One of the SSGs has a lot of zombie processes named wd_*. Only a restart can help?

166206 ?        Z      0:00  \_ [wd_fastdpi.sh] <defunct>
166219 ?        Z      0:00  \_ [wd_fastpcrf.sh] <defunct>

To restart watchdog is enough

service watchdog restart

Issues with protocol or signature detection

To resolve the issue with protocol or signature detection, you have to run three tests with each of the devices from the list:

  • a personal computer,
  • an iOS based smartphone,
  • an Android OS based smartphone.

The following actions will help to remove the redundant traffic.

  • When performing a test on a PC, it is recommended to run it in the browser in the “Incognito/Private Window” mode.
  • When performing a test on a smartphone, you need to turn on the “Energy Saving” mode on it.
Test Performance:
  1. Check if the /etc/dpi/fastdpi.conf file includes the following parameters:
    trace_ip="subscriber's ip"
    ajb_save_ip="subscriber's ip"
    plc_trace_ip="subscriber's ip"

    If any of these parameters is enabled, then comment it out and run service fastdpi reload.

  2. Run the command:
    find /var/log/dpi -type f -name "fastdpi_slave_*.log" -exec sh -c 'cat /dev/null > {}'  \;

    This command should remove data from fastdpi_slave_*.log files.

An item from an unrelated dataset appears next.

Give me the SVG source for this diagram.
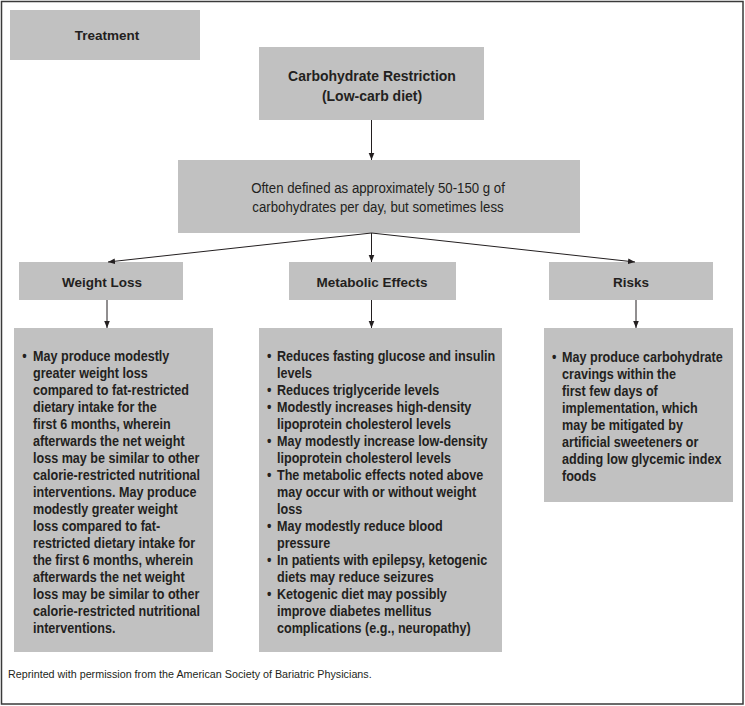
<svg xmlns="http://www.w3.org/2000/svg" width="745" height="706" viewBox="0 0 745 706">
<defs>
<style>
.box{fill:#c1c1c1}
.hd{font-family:"Liberation Sans","Arial",sans-serif;font-weight:bold;font-size:13.5px;fill:#231f20;text-anchor:middle}
.hn{font-family:"Liberation Sans","Arial",sans-serif;font-weight:bold;font-size:14.5px;fill:#231f20;text-anchor:middle}
.df{font-family:"Liberation Sans","Arial",sans-serif;font-size:14.5px;fill:#231f20;text-anchor:middle}
.bt{font-family:"Liberation Sans","Arial",sans-serif;font-weight:bold;font-size:14px;fill:#231f20}
.ft{font-family:"Liberation Sans","Arial",sans-serif;font-size:11.5px;fill:#231f20}
.ln{stroke:#231f20;stroke-width:1;fill:none}
</style>
<marker id="ah" viewBox="0 0 10 10" refX="10" refY="5" markerWidth="7" markerHeight="7" markerUnits="userSpaceOnUse" orient="auto">
<path d="M0,1 L10,5 L0,9 Z" fill="#231f20"/>
</marker>
</defs>
<rect x="0" y="0" width="745" height="706" fill="#ffffff"/>
<rect x="1.5" y="1.5" width="741.5" height="702.5" fill="none" stroke="#3a3a3a" stroke-width="1.5"/>

<g id="treatment">
<rect class="box" x="10" y="10" width="190" height="50"/>
<text class="hd" x="107" y="40">Treatment</text>
</g>

<g id="carb-restriction">
<rect class="box" x="259" y="47" width="225" height="73"/>
<g transform="translate(372,0) scale(0.965,1)">
<text class="hn" x="0" y="81">Carbohydrate Restriction</text>
<text class="hn" x="0" y="101">(Low-carb diet)</text>
</g>
</g>

<g id="definition">
<rect class="box" x="178" y="160" width="402" height="73"/>
<g transform="translate(378,0) scale(0.913,1)">
<text class="df" x="0" y="193">Often defined as approximately 50-150 g of</text>
<text class="df" x="0" y="212">carbohydrates per day, but sometimes less</text>
</g>
</g>

<g id="weight-loss">
<rect class="box" x="19" y="262" width="164" height="38"/>
<text class="hd" x="102" y="287">Weight Loss</text>
</g>

<g id="metabolic-effects">
<rect class="box" x="289" y="262" width="167" height="38"/>
<text class="hd" x="372" y="287">Metabolic Effects</text>
</g>

<g id="risks">
<rect class="box" x="549" y="262" width="164" height="38"/>
<text class="hd" x="631" y="287">Risks</text>
</g>

<g id="weight-loss-details">
<rect class="box" x="14" y="328" width="199" height="324"/>
<g transform="translate(33,0) scale(0.9,1)">
<text class="bt" x="-12" y="361">•</text>
<text class="bt" x="0" y="361">May produce modestly</text>
<text class="bt" x="0" y="378">greater weight loss</text>
<text class="bt" x="0" y="395">compared to fat-restricted</text>
<text class="bt" x="0" y="412">dietary intake for the</text>
<text class="bt" x="0" y="429">first 6 months, wherein</text>
<text class="bt" x="0" y="446">afterwards the net weight</text>
<text class="bt" x="0" y="463">loss may be similar to other</text>
<text class="bt" x="0" y="480">calorie-restricted nutritional</text>
<text class="bt" x="0" y="497">interventions. May produce</text>
<text class="bt" x="0" y="514">modestly greater weight</text>
<text class="bt" x="0" y="531">loss compared to fat-</text>
<text class="bt" x="0" y="548">restricted dietary intake for</text>
<text class="bt" x="0" y="565">the first 6 months, wherein</text>
<text class="bt" x="0" y="582">afterwards the net weight</text>
<text class="bt" x="0" y="599">loss may be similar to other</text>
<text class="bt" x="0" y="616">calorie-restricted nutritional</text>
<text class="bt" x="0" y="633">interventions.</text>
</g>
</g>

<g id="metabolic-details">
<rect class="box" x="259" y="328" width="243" height="324"/>
<g transform="translate(277,0) scale(0.9,1)">
<text class="bt" x="-11" y="361">•</text>
<text class="bt" x="0" y="361">Reduces fasting glucose and insulin</text>
<text class="bt" x="0" y="378">levels</text>
<text class="bt" x="-11" y="395">•</text>
<text class="bt" x="0" y="395">Reduces triglyceride levels</text>
<text class="bt" x="-11" y="412">•</text>
<text class="bt" x="0" y="412">Modestly increases high-density</text>
<text class="bt" x="0" y="429">lipoprotein cholesterol levels</text>
<text class="bt" x="-11" y="446">•</text>
<text class="bt" x="0" y="446">May modestly increase low-density</text>
<text class="bt" x="0" y="463">lipoprotein cholesterol levels</text>
<text class="bt" x="-11" y="480">•</text>
<text class="bt" x="0" y="480">The metabolic effects noted above</text>
<text class="bt" x="0" y="497">may occur with or without weight</text>
<text class="bt" x="0" y="514">loss</text>
<text class="bt" x="-11" y="531">•</text>
<text class="bt" x="0" y="531">May modestly reduce blood</text>
<text class="bt" x="0" y="548">pressure</text>
<text class="bt" x="-11" y="565">•</text>
<text class="bt" x="0" y="565">In patients with epilepsy, ketogenic</text>
<text class="bt" x="0" y="582">diets may reduce seizures</text>
<text class="bt" x="-11" y="599">•</text>
<text class="bt" x="0" y="599">Ketogenic diet may possibly</text>
<text class="bt" x="0" y="616">improve diabetes mellitus</text>
<text class="bt" x="0" y="633">complications (e.g., neuropathy)</text>
</g>
</g>

<g id="risks-details">
<rect class="box" x="544" y="328" width="189" height="174"/>
<g transform="translate(562,0) scale(0.9,1)">
<text class="bt" x="-11" y="362">•</text>
<text class="bt" x="0" y="362">May produce carbohydrate</text>
<text class="bt" x="0" y="379">cravings within the</text>
<text class="bt" x="0" y="396">first few days of</text>
<text class="bt" x="0" y="413">implementation, which</text>
<text class="bt" x="0" y="430">may be mitigated by</text>
<text class="bt" x="0" y="447">artificial sweeteners or</text>
<text class="bt" x="0" y="464">adding low glycemic index</text>
<text class="bt" x="0" y="481">foods</text>
</g>
</g>

<g id="connectors">
<line class="ln" x1="371.5" y1="120" x2="371.5" y2="160" marker-end="url(#ah)"/>
<line class="ln" x1="371.5" y1="233" x2="108" y2="262" marker-end="url(#ah)"/>
<line class="ln" x1="371.5" y1="233" x2="371.5" y2="262" marker-end="url(#ah)"/>
<line class="ln" x1="371.5" y1="233" x2="635" y2="262" marker-end="url(#ah)"/>
<line class="ln" x1="107" y1="300" x2="107" y2="328" marker-end="url(#ah)"/>
<line class="ln" x1="371.5" y1="300" x2="371.5" y2="328" marker-end="url(#ah)"/>
<line class="ln" x1="636" y1="300" x2="636" y2="328" marker-end="url(#ah)"/>
</g>

<g transform="translate(8,0) scale(0.935,1)">
<text class="ft" x="0" y="678">Reprinted with permission from the American Society of Bariatric Physicians.</text>
</g>
</svg>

  3. Clear all files from /var/dump/dpi/.
  4. Open the /etc/dpi/fastdpi.conf file in a text editor. Add parameters to the file:
    trace_ip="subscriber's ip"
    ajb_save_ip="subscriber's ip"
    plc_trace_ip="subscriber's ip" – For this parameter to operate, a policing profile should be enabled for the test subscriber.
  5. Prepare the launch of the test subscriber and the devices in order to generate problematic traffic.
  6. Run service fastdpi reload.
  7. Start generating traffic. Record traffic for 1 minute.
  8. Open the fastdpi.conf file. Comment out the parameters:
    trace_ip="subscriber's ip"
    ajb_save_ip="subscriber's ip"
    plc_trace_ip="subscriber's ip"
  9. Run service fastdpi reload.
  10. Run the following commands and forward the outputs into files:
    "fastdpi -ve"
    "dscp2lst /etc/dpi/protocols.dscp"
    "fdpi_ctrl list --policing --ip “subscriber ip"
    "dscp2as /etc/dpi/asnum.dscp".
  11. Prepare an archive with the files from step 10, as well as with the fastdpi.conf file. From /var/log/dpi: fastdpi_stat.log, fastdpi_slave_*.log. From /var/dump/dpi udp_*.pcap.
  12. Repeat the required number of tests with different devices. It is also important for us to understand which types of devices you have used for the tests — please specify this information either in the name of the archive or in the archive itself in the readme.txt file.
  13. Attach the archives to the ticket. If the files turned out to be too large, then please upload them to any cloud file sharing service and provide us with a link.